Output a verbatim copy of the data, cut off after the line that contains "const EDGE_TICKS = [0.5, 1.5, 2.5, 3.5, 4.5, 5.5, 6.5];".
=-=-=-=-=
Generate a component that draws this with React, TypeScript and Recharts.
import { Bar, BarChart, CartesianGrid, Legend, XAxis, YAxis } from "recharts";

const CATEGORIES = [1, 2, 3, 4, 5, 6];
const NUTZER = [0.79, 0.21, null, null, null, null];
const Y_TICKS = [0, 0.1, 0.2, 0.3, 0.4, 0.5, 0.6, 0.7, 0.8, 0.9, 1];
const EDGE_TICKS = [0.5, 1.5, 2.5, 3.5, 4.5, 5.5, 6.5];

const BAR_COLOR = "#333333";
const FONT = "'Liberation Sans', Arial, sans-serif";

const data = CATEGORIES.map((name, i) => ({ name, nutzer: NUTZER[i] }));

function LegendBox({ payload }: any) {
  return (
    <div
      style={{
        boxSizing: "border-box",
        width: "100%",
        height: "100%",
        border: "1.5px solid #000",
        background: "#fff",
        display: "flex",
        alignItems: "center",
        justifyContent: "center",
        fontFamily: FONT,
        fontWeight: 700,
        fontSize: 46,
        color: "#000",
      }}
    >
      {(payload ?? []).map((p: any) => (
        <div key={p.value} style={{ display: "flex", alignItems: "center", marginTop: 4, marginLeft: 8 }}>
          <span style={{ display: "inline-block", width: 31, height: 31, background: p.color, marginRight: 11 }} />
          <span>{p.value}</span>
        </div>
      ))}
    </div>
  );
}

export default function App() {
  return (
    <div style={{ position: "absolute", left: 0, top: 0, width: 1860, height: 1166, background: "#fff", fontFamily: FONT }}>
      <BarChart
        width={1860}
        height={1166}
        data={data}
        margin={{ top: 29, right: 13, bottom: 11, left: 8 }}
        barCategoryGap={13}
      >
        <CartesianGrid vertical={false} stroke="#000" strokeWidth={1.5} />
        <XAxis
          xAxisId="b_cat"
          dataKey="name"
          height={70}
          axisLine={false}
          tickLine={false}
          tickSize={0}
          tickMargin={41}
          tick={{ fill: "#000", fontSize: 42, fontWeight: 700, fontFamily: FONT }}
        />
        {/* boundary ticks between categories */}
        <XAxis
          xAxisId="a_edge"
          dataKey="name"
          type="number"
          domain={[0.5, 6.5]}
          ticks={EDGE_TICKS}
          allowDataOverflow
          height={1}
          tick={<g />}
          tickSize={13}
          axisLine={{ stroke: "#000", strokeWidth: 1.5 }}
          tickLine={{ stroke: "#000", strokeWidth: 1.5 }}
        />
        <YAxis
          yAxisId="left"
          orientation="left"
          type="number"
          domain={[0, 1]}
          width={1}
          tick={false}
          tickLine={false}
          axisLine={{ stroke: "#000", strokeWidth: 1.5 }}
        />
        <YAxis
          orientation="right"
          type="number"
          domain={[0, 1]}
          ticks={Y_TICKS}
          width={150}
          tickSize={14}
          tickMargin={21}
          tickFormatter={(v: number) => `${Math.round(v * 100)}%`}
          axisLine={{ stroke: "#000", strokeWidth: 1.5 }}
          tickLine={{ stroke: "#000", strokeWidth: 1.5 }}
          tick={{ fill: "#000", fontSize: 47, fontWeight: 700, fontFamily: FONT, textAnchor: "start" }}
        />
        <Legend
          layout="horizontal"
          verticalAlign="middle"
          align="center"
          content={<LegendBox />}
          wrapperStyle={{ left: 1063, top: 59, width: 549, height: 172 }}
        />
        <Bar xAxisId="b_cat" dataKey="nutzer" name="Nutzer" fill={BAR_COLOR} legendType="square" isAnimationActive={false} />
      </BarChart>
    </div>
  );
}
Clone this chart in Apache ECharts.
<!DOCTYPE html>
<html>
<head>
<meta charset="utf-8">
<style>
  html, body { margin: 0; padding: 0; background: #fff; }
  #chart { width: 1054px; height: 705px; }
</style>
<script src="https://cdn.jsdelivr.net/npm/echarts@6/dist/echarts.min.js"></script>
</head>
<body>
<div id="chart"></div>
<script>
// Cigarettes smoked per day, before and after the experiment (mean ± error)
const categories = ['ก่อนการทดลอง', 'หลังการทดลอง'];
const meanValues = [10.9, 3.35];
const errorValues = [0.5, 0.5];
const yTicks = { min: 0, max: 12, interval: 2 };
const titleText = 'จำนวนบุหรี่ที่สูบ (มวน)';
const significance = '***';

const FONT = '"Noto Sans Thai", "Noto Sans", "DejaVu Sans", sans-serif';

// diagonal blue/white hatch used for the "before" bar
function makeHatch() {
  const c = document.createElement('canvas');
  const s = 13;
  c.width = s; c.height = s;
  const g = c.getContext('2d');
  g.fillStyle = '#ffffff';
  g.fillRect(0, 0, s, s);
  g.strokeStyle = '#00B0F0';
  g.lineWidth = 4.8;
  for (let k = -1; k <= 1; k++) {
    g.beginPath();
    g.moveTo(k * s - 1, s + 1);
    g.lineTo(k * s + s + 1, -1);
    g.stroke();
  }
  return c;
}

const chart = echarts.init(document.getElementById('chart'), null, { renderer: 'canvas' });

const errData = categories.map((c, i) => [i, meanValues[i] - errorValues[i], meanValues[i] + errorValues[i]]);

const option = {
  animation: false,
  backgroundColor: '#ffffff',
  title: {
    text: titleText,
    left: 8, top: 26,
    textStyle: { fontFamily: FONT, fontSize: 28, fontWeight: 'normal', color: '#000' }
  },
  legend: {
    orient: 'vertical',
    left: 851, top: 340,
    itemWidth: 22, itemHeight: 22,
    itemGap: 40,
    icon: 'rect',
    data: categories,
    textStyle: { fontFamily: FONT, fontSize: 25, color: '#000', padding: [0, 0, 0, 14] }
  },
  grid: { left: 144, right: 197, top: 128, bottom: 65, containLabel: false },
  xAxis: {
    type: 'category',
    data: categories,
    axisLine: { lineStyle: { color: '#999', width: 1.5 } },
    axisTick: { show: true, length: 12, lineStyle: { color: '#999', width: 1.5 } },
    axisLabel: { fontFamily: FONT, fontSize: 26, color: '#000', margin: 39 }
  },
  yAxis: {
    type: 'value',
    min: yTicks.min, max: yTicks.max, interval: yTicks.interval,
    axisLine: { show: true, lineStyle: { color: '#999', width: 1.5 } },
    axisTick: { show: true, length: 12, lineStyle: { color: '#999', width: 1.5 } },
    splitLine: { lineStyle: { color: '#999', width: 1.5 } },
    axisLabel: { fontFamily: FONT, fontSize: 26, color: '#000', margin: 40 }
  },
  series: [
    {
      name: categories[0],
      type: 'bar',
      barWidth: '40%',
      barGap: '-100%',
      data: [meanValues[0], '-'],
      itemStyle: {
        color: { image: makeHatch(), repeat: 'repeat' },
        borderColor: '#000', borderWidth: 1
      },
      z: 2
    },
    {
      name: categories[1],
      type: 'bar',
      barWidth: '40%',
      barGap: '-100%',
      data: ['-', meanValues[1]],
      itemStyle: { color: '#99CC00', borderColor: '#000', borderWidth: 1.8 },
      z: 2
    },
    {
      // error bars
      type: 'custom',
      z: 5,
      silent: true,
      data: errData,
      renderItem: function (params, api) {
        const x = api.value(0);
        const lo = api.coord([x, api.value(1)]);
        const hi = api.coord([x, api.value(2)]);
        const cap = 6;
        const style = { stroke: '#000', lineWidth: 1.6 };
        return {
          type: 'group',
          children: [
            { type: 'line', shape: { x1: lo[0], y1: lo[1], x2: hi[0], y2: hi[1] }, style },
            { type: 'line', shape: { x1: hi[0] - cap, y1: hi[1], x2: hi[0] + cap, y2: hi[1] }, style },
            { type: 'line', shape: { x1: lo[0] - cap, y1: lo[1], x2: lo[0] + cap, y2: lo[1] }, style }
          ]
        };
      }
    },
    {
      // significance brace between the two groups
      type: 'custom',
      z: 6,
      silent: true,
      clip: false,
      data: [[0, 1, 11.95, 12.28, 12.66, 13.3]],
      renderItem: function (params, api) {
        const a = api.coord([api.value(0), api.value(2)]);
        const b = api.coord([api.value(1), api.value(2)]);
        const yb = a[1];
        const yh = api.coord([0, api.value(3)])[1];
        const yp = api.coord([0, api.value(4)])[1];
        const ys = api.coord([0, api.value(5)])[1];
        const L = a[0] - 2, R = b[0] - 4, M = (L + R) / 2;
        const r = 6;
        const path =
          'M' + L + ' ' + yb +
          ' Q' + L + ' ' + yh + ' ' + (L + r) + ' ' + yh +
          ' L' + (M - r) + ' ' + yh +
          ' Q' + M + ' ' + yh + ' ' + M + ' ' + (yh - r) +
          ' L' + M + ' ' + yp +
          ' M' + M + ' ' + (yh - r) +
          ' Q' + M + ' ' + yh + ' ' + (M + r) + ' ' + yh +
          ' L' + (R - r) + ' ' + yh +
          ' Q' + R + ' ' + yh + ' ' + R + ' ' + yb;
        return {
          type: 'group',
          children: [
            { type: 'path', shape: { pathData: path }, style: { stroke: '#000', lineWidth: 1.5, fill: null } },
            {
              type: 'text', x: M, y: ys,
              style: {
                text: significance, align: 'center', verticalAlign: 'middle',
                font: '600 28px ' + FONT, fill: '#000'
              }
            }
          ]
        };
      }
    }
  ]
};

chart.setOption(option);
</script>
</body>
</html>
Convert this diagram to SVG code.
=-=-=-=-=
WORKED ANSWER:
Generate a component that draws this with React, TypeScript and Recharts.
import { Bar, BarChart, CartesianGrid, Legend, XAxis, YAxis } from "recharts";

const CATEGORIES = [1, 2, 3, 4, 5, 6];
const NUTZER = [0.79, 0.21, null, null, null, null];
const Y_TICKS = [0, 0.1, 0.2, 0.3, 0.4, 0.5, 0.6, 0.7, 0.8, 0.9, 1];
const EDGE_TICKS = [0.5, 1.5, 2.5, 3.5, 4.5, 5.5, 6.5];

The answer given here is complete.